I should also note that we have all been asked to write some piece or another about Dr. Maurer and that this is not mine. I have been thinking about what I will write for the book we are creating, but have not been able to put pen to paper as of yet. There is too much to say and no language has come to me yet that can express it fully.

Some of the most beautiful moments from yesterday that come to mind are from his family: his daughter, sister-in-law, and siblings. His daughter, Caroline, shared something she had written the night of his death. Part of the text of this was shared earlier, after the funeral in May, but it was a completely different experience to hear Caroline read it. I loved her description of his scent, “ it consisted mainly of tobacco, Altoids and old books.” Her stories about her father’s gentleness fit perfectly within my memory of a man who could seem so difficult, but once you came to know him you recognized the gentle soul of a poet.

Karl’s sister-in-law, Veronica, very generously told us about the process through which Dr. Maurer came to UD and made us laugh talking about how he only found this job when he started to ignore the advice of all others and be himself. She spoke of how blessed he was to find a school that would appreciate his eccentricity. She also told us something that apparently others knew but that I did not—that Karl had been offered a contract to to be the editor of the Oxford Classical Text of Thucydides and therefore to establish the best possible text of the work, based on a comparison of all the different manuscripts. His work on interpolation in Thucydides was, of course, the perfect preparation for such a task. But he turned this opportunity down because he could not leave his students. She had told him that he should take the opportunity, that this could finally validate his life and life’s work. His response was that his students validated his life and he therefore remained at UD.

This story, especially, stuck out to me—not because it was a shock, but because it was so perfectly “classic Karl.” As a PhD student at a tier one research school, I am perpetually surrounded by people who value research and scholarship above the actual job of teaching. When I speak of wanting to teach at a teaching-focused institution like UD, I am considered inferior. When I admitted that I would be happy to teach at a good Catholic high school if there are no tenure-track positions available, one instructor apparently lost respect for me. But those are not the teachers I want to emulate. Karl Maurer is. (This is not to say that I think scholarship is not important—after all, how else could he have gotten such an amazing offer if his own work had not been well known and respected? I enjoy my research and writing and I have just enough ambition to want to do it well and have it be read.) The teaching, that’s the reason that I’m here in this program. I felt my own work and life validated through Veronica’s reminiscences.

Karl’s sister, Holly, shared some of her memories from growing up with Karl. I wish I could remember specifically what she said, but it was well said and revealed more about his unique character. Karl’s brother, Christopher, shared his own stories and then read us one of Karl’s poems, which was about butterflies, followed by a recording of Karl reciting three other poems, also about butterflies, from memory. This was particularly wonderful, because we could hear his voice. Before the third poem, he made a remark about how he would only recite the first and last stanza because they were the ones he had memorized. I laughed because of how he said it and how it was just Karl being himself. It was lovely. 

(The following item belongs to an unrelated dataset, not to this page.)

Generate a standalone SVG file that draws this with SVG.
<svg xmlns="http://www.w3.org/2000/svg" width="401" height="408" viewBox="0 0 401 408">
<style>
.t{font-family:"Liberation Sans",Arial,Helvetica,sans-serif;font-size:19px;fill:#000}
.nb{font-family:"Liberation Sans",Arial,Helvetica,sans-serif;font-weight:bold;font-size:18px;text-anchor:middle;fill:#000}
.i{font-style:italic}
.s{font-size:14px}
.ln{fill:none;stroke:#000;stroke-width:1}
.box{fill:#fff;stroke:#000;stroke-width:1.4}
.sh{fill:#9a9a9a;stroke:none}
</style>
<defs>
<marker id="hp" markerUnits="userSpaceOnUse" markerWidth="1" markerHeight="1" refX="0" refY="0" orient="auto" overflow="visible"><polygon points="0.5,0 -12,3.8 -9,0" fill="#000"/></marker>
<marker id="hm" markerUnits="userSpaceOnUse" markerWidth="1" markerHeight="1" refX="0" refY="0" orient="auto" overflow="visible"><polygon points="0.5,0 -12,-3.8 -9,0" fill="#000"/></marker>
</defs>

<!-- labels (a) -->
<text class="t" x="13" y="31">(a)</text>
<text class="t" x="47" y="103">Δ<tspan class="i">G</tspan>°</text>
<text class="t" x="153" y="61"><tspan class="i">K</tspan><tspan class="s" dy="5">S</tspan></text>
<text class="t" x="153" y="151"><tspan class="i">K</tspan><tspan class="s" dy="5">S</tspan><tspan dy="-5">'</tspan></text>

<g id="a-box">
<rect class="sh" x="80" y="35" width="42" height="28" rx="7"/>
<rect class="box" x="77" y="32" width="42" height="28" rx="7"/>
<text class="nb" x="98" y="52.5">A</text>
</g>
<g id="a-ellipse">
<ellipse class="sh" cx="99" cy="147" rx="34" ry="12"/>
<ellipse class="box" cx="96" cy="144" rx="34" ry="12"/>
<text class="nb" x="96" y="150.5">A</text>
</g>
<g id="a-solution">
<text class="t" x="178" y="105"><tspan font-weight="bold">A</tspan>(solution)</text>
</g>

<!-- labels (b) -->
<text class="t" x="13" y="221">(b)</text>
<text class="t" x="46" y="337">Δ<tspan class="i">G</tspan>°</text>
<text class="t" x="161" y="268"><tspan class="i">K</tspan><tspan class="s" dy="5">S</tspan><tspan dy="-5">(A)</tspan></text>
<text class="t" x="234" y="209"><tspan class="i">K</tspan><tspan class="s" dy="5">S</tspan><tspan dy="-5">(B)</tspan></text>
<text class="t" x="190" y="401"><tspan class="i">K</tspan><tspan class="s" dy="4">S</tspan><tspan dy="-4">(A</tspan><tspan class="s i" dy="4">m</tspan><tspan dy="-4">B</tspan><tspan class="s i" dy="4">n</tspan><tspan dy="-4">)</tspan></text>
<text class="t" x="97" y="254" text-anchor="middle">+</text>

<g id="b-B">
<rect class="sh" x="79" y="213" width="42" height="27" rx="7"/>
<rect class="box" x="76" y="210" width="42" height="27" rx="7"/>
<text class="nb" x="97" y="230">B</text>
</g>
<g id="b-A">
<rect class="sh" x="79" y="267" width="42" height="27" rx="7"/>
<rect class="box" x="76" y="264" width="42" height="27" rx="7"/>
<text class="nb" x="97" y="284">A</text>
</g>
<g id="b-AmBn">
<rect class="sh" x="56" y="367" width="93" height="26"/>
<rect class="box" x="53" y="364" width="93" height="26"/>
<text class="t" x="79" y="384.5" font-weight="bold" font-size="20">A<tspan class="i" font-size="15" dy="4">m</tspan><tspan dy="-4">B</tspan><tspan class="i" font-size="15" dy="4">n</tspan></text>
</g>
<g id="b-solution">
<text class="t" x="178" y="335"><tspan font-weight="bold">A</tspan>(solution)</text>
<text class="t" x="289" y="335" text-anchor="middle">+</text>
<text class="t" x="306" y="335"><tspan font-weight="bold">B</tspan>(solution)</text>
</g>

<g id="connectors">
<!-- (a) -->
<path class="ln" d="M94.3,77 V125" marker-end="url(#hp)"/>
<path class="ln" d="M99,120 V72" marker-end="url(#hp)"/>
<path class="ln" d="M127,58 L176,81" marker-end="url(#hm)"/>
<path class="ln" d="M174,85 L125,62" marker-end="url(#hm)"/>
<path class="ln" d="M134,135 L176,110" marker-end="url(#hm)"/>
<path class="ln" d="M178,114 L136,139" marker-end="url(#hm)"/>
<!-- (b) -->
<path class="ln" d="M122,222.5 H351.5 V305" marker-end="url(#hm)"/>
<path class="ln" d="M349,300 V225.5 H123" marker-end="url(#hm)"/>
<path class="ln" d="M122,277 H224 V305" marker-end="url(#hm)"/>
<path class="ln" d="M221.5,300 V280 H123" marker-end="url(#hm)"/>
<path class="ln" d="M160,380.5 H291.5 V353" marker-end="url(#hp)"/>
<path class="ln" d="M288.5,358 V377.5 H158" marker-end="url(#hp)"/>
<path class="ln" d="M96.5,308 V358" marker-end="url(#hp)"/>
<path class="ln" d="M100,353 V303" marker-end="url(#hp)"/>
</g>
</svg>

In addition to the family, we were blessed with one of Karl’s teachers from U Penn and a friend from Oxford. Dr. James O’Donnell shared with us the story of when he wrote Karl’s recommendation letter to come to UD. He apparently had included in a draft (though not the end product) a sentence that said something to the effect of, “Had Karl lived in certain cultures at another time, he might have been burned at the stake for wizardry.” (Note: I have been told by Daniel Orazio that the exact quote was "In certain pre-modern societies, Karl Maurer would have been burned at the stake for wizardry." Thanks, Dan.) I wish I had everything he said written down, but Dr. O’Donnell spent some time telling us about medieval Scotland, where people thought that someone with a good understanding of Latin was a person of suspect and potentially a wizard. They mispronounced the word “GRammar” as “GLamour,” which is where we get “glamour” for “spell.” He then (of course, how could he resist?) said that Karl Maurer was the most “glamourous” man he had ever met, a phrase that I had never imagined I would hear in my life (but one that, given the etymology he had just explained, seemed most appropriate).

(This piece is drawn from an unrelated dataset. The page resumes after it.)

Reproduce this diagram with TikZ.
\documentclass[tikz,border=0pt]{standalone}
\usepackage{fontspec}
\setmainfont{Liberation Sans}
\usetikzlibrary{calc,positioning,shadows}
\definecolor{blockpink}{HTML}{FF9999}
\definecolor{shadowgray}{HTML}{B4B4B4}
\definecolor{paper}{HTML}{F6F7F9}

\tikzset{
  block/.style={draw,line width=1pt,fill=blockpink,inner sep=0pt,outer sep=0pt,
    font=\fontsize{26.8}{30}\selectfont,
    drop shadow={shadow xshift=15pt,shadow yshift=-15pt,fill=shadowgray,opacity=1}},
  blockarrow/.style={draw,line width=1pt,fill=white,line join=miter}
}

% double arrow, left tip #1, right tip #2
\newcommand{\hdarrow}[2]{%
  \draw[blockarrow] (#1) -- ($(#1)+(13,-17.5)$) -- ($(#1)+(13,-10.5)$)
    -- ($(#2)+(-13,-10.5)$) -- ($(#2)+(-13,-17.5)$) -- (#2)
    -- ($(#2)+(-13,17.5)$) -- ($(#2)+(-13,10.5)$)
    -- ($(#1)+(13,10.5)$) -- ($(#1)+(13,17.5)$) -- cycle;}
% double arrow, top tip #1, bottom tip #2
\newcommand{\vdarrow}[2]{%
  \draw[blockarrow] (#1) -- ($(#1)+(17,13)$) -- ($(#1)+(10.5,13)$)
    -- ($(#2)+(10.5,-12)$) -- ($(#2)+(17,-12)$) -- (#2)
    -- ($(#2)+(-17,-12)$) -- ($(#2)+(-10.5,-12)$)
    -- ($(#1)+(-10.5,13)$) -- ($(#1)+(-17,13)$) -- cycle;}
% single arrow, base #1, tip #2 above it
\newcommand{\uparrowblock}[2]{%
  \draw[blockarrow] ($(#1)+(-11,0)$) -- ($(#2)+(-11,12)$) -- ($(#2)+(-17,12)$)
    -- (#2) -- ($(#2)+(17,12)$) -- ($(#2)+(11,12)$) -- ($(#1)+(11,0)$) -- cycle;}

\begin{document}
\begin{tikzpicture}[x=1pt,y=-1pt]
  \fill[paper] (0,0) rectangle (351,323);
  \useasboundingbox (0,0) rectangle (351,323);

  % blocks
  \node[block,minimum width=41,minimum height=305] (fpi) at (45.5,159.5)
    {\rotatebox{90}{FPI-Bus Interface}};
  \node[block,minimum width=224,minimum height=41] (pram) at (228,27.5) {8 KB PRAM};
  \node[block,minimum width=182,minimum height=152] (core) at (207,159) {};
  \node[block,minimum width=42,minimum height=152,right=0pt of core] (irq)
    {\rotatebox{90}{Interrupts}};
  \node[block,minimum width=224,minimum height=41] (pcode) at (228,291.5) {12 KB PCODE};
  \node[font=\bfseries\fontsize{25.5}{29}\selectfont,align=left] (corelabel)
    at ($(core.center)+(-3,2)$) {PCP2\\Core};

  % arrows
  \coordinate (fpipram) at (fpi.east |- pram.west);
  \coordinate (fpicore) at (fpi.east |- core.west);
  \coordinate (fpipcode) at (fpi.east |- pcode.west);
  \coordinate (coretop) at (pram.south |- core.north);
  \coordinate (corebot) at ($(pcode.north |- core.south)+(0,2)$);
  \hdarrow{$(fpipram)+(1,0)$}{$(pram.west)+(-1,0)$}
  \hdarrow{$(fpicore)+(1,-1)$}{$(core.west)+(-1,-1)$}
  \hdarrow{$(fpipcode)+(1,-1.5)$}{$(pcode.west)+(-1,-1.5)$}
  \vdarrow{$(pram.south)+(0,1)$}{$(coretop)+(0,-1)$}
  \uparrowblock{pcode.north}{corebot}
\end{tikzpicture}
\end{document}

Kenneth Martin was the other of Dr. Maurer’s friends and I very much enjoyed everything he had to say. He had a completely different experience of Karl than anyone else there, given that they had been “best buds” in their early twenties while at Oxford. He told us some stories about Dr. Maurer’s quirks and habits and then shared with us a precious part of a letter (one from his collection of many) in which Dr. Maurer described many things and complained about a paper he was working on that he asserted was so detestable that he hoped Oxford would simply go up in smoke.

Who, exactly, is surprised by this assertion? On the contrary, the twenty-year-old Karl Maurer in this letter was distinctly the same as the fifty-year-old Karl Maurer that I had known and loved.  I am so grateful to Kenneth for sharing this letter. He mentioned to me after that he has twenty more just like it. I sincerely hope that we are able to read some of the others in the future! I wish, again, that I could remember more clearly some of the stories Kenneth shared (I should have been taking notes) because they were so very Karl.

In addition to all of these wonderful visitors, there were also several students who shared memories, several alumni and one current UD student.

Adam Cooper shared a poem by Hardy that Karl had translated into Latin. The poem, “Afterwards,” was most appropriate. I remember Adam posting this poem the day Karl died and it comforted me then as it does now. I will include it (though not the Latin translation) here:

“Afterwards” by Thomas Hardy
When the Present has latched its postern behind my tremulous stay,
And the May month flaps its glad green leaves like wings,
Delicate-filmed as new-spun silk, will the neighbours say,
'He was a man who used to notice such things'?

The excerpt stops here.